- DATA PROVIDED:
□ □ □
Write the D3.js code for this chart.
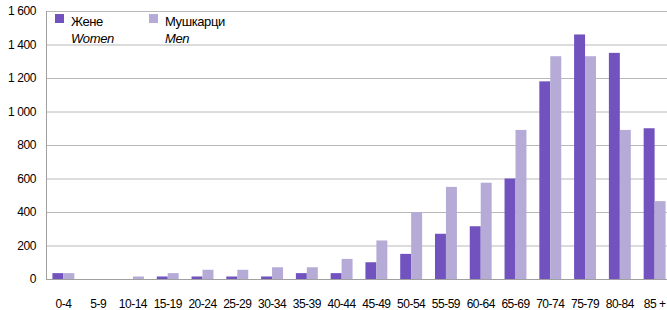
<!DOCTYPE html>
<html>
<head>
<meta charset="utf-8">
<script src="https://cdn.jsdelivr.net/npm/d3@7"></script>
<style>
    body { margin: 0; background: #fff; }
    svg { display: block; font-family: "Liberation Sans", Arial, sans-serif; }
</style>
</head>
<body>
<svg id="chart"></svg>
<script>
// age groups and deaths by sex
const ageGroups = ["0-4", "5-9", "10-14", "15-19", "20-24", "25-29", "30-34", "35-39", "40-44",
                   "45-49", "50-54", "55-59", "60-64", "65-69", "70-74", "75-79", "80-84", "85 +"];
const women = [35, 0, 0, 15, 15, 15, 15, 35, 35, 100, 150, 270, 315, 600, 1180, 1460, 1350, 900];
const men = [35, 0, 15, 35, 55, 55, 70, 70, 120, 230, 400, 550, 575, 890, 1330, 1330, 890, 465];
const yTicks = [0, 200, 400, 600, 800, 1000, 1200, 1400, 1600];
const yTickLabels = ["0", "200", "400", "600", "800", "1 000", "1 200", "1 400", "1 600"];
const seriesNames = [["Жене", "Women"], ["Мушкарци", "Men"]];
const colors = ["#7152bf", "#b5abd6"];

const width = 667, height = 310;
const plotLeft = 46, plotRight = 672, plotTop = 11, plotBottom = 279;

const svg = d3.select("#chart")
    .attr("width", width)
    .attr("height", height);

const x0 = d3.scaleBand()
    .domain(ageGroups)
    .range([plotLeft, plotRight])
    .paddingInner(0.37)
    .paddingOuter(0.185);

const x1 = d3.scaleBand()
    .domain([0, 1])
    .range([0, x0.bandwidth()]);

const y = d3.scaleLinear()
    .domain([0, 1600])
    .range([plotBottom, plotTop]);

// gridlines
svg.append("g")
    .selectAll("line")
    .data(yTicks.slice(1))
    .join("line")
    .attr("x1", plotLeft)
    .attr("x2", width)
    .attr("y1", d => y(d) + 0.5)
    .attr("y2", d => y(d) + 0.5)
    .attr("stroke", "#b8b8b8")
    .attr("stroke-width", 1);

// y axis labels
const yAxis = d3.axisLeft(y)
    .tickValues(yTicks)
    .tickSize(0)
    .tickPadding(10)
    .tickFormat((d, i) => yTickLabels[i]);

svg.append("g")
    .attr("transform", `translate(${plotLeft},0)`)
    .call(yAxis)
    .call(g => g.select(".domain").remove())
    .selectAll("text")
    .attr("font-size", 12)
    .attr("letter-spacing", -0.4)
    .attr("fill", "#000")
    .attr("font-family", "'Liberation Sans', Arial, sans-serif");

// bars
const groups = svg.append("g")
    .selectAll("g")
    .data(ageGroups)
    .join("g")
    .attr("transform", d => `translate(${x0(d)},0)`);

groups.selectAll("rect")
    .data((d, i) => [women[i], men[i]])
    .join("rect")
    .attr("x", (d, j) => x1(j))
    .attr("y", d => y(d))
    .attr("width", x1.bandwidth())
    .attr("height", d => plotBottom - y(d))
    .attr("fill", (d, j) => colors[j]);

// axis lines
svg.append("line")
    .attr("x1", plotLeft + 0.5).attr("x2", plotLeft + 0.5)
    .attr("y1", plotTop).attr("y2", plotBottom + 1)
    .attr("stroke", "#a0a0a0");
svg.append("line")
    .attr("x1", plotLeft).attr("x2", width)
    .attr("y1", plotBottom + 0.5).attr("y2", plotBottom + 0.5)
    .attr("stroke", "#a0a0a0");

// x labels
const xAxis = d3.axisBottom(x0).tickSize(0).tickPadding(20);
svg.append("g")
    .attr("transform", `translate(0,${plotBottom})`)
    .call(xAxis)
    .call(g => g.select(".domain").remove())
    .selectAll("text")
    .attr("font-size", 12)
    .attr("letter-spacing", -0.5)
    .attr("fill", "#000")
    .attr("font-family", "'Liberation Sans', Arial, sans-serif");

// legend
const legend = svg.append("g")
    .selectAll("g")
    .data(seriesNames)
    .join("g")
    .attr("transform", (d, i) => `translate(${i === 0 ? 55 : 149},14)`);

legend.append("rect")
    .attr("width", 9)
    .attr("height", 9)
    .attr("fill", (d, i) => colors[i]);

legend.append("text")
    .attr("x", 16)
    .attr("y", 12)
    .attr("font-size", 13)
    .attr("letter-spacing", -0.4)
    .text(d => d[0]);

legend.append("text")
    .attr("x", 16)
    .attr("y", 29)
    .attr("font-size", 13)
    .attr("font-style", "italic")
    .attr("letter-spacing", -0.4)
    .text(d => d[1]);
</script>
</body>
</html>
□ □ □
- AIM: Skip the pictures, then retype every line above exactly.

- EXPECTED OUTPUT:
Write the D3.js code for this chart.
<!DOCTYPE html>
<html>
<head>
<meta charset="utf-8">
<script src="https://cdn.jsdelivr.net/npm/d3@7"></script>
<style>
    body { margin: 0; background: #fff; }
    svg { display: block; font-family: "Liberation Sans", Arial, sans-serif; }
</style>
</head>
<body>
<svg id="chart"></svg>
<script>
// age groups and deaths by sex
const ageGroups = ["0-4", "5-9", "10-14", "15-19", "20-24", "25-29", "30-34", "35-39", "40-44",
                   "45-49", "50-54", "55-59", "60-64", "65-69", "70-74", "75-79", "80-84", "85 +"];
const women = [35, 0, 0, 15, 15, 15, 15, 35, 35, 100, 150, 270, 315, 600, 1180, 1460, 1350, 900];
const men = [35, 0, 15, 35, 55, 55, 70, 70, 120, 230, 400, 550, 575, 890, 1330, 1330, 890, 465];
const yTicks = [0, 200, 400, 600, 800, 1000, 1200, 1400, 1600];
const yTickLabels = ["0", "200", "400", "600", "800", "1 000", "1 200", "1 400", "1 600"];
const seriesNames = [["Жене", "Women"], ["Мушкарци", "Men"]];
const colors = ["#7152bf", "#b5abd6"];

const width = 667, height = 310;
const plotLeft = 46, plotRight = 672, plotTop = 11, plotBottom = 279;

const svg = d3.select("#chart")
    .attr("width", width)
    .attr("height", height);

const x0 = d3.scaleBand()
    .domain(ageGroups)
    .range([plotLeft, plotRight])
    .paddingInner(0.37)
    .paddingOuter(0.185);

const x1 = d3.scaleBand()
    .domain([0, 1])
    .range([0, x0.bandwidth()]);

const y = d3.scaleLinear()
    .domain([0, 1600])
    .range([plotBottom, plotTop]);

// gridlines
svg.append("g")
    .selectAll("line")
    .data(yTicks.slice(1))
    .join("line")
    .attr("x1", plotLeft)
    .attr("x2", width)
    .attr("y1", d => y(d) + 0.5)
    .attr("y2", d => y(d) + 0.5)
    .attr("stroke", "#b8b8b8")
    .attr("stroke-width", 1);

// y axis labels
const yAxis = d3.axisLeft(y)
    .tickValues(yTicks)
    .tickSize(0)
    .tickPadding(10)
    .tickFormat((d, i) => yTickLabels[i]);

svg.append("g")
    .attr("transform", `translate(${plotLeft},0)`)
    .call(yAxis)
    .call(g => g.select(".domain").remove())
    .selectAll("text")
    .attr("font-size", 12)
    .attr("letter-spacing", -0.4)
    .attr("fill", "#000")
    .attr("font-family", "'Liberation Sans', Arial, sans-serif");

// bars
const groups = svg.append("g")
    .selectAll("g")
    .data(ageGroups)
    .join("g")
    .attr("transform", d => `translate(${x0(d)},0)`);

groups.selectAll("rect")
    .data((d, i) => [women[i], men[i]])
    .join("rect")
    .attr("x", (d, j) => x1(j))
    .attr("y", d => y(d))
    .attr("width", x1.bandwidth())
    .attr("height", d => plotBottom - y(d))
    .attr("fill", (d, j) => colors[j]);

// axis lines
svg.append("line")
    .attr("x1", plotLeft + 0.5).attr("x2", plotLeft + 0.5)
    .attr("y1", plotTop).attr("y2", plotBottom + 1)
    .attr("stroke", "#a0a0a0");
svg.append("line")
    .attr("x1", plotLeft).attr("x2", width)
    .attr("y1", plotBottom + 0.5).attr("y2", plotBottom + 0.5)
    .attr("stroke", "#a0a0a0");

// x labels
const xAxis = d3.axisBottom(x0).tickSize(0).tickPadding(20);
svg.append("g")
    .attr("transform", `translate(0,${plotBottom})`)
    .call(xAxis)
    .call(g => g.select(".domain").remove())
    .selectAll("text")
    .attr("font-size", 12)
    .attr("letter-spacing", -0.5)
    .attr("fill", "#000")
    .attr("font-family", "'Liberation Sans', Arial, sans-serif");

// legend
const legend = svg.append("g")
    .selectAll("g")
    .data(seriesNames)
    .join("g")
    .attr("transform", (d, i) => `translate(${i === 0 ? 55 : 149},14)`);

legend.append("rect")
    .attr("width", 9)
    .attr("height", 9)
    .attr("fill", (d, i) => colors[i]);

legend.append("text")
    .attr("x", 16)
    .attr("y", 12)
    .attr("font-size", 13)
    .attr("letter-spacing", -0.4)
    .text(d => d[0]);

legend.append("text")
    .attr("x", 16)
    .attr("y", 29)
    .attr("font-size", 13)
    .attr("font-style", "italic")
    .attr("letter-spacing", -0.4)
    .text(d => d[1]);
</script>
</body>
</html>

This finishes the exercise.